---------- PROVIDED INFORMATION

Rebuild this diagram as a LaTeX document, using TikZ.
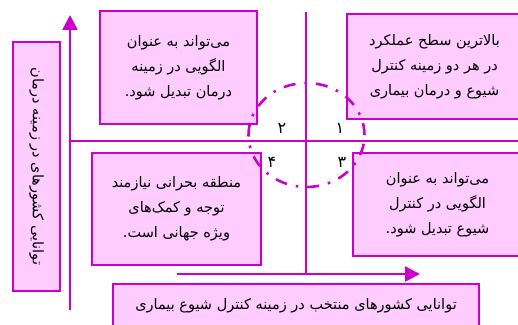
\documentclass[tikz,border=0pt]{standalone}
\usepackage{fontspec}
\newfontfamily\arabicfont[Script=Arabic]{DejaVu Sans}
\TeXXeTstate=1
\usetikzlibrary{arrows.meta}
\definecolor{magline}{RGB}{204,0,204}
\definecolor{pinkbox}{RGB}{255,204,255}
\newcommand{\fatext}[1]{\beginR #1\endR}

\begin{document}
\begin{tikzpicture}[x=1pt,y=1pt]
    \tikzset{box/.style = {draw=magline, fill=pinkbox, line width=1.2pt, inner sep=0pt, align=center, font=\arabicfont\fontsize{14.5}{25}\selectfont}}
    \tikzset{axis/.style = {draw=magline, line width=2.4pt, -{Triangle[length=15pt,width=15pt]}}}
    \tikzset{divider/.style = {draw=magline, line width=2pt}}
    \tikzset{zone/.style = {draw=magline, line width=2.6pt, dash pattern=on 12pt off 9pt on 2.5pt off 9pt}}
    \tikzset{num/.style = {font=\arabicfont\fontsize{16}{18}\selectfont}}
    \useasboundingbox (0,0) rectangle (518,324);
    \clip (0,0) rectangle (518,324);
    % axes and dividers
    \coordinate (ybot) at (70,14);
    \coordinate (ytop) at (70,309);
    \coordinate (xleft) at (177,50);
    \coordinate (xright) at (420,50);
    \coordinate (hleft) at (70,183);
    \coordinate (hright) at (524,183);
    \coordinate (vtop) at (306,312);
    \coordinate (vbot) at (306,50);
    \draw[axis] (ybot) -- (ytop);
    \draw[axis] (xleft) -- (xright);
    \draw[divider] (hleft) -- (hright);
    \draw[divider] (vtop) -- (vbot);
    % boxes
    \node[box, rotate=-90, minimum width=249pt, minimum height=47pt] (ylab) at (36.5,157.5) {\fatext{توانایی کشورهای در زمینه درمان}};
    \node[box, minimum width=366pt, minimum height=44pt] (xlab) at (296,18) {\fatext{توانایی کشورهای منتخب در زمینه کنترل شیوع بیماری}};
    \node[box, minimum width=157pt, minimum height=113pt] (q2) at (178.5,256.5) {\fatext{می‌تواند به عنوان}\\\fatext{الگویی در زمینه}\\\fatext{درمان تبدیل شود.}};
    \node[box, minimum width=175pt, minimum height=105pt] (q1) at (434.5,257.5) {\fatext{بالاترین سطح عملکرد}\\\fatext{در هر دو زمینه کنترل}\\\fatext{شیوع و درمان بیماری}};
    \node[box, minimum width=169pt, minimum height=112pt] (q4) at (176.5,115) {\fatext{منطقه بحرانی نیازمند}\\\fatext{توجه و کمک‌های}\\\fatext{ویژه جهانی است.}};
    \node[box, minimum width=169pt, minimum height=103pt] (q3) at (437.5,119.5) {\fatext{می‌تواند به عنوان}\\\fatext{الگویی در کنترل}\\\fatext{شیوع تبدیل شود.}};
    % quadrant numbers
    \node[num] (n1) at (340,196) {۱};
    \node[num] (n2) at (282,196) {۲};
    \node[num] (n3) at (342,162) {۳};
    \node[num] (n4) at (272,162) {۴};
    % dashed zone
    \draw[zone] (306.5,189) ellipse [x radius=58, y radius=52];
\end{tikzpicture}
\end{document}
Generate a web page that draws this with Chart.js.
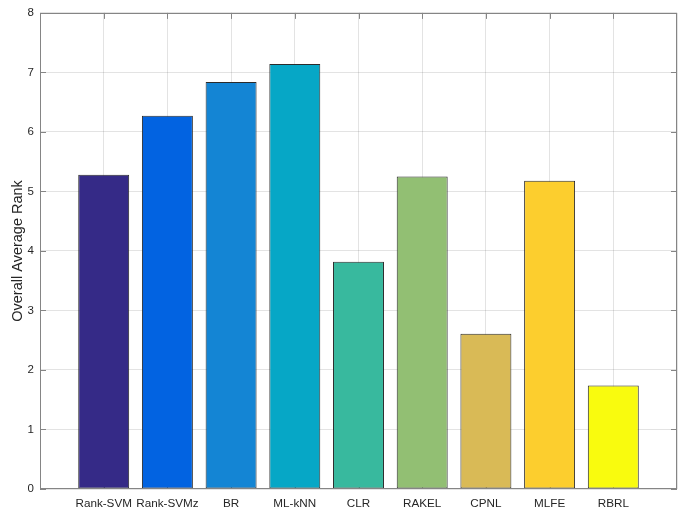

--------------------

* _PROMPT_: State the number of lines in these entries that include the string "this". Provide nothing beyond that number.

* _SOLUTION TO THE EXERCISE_: 2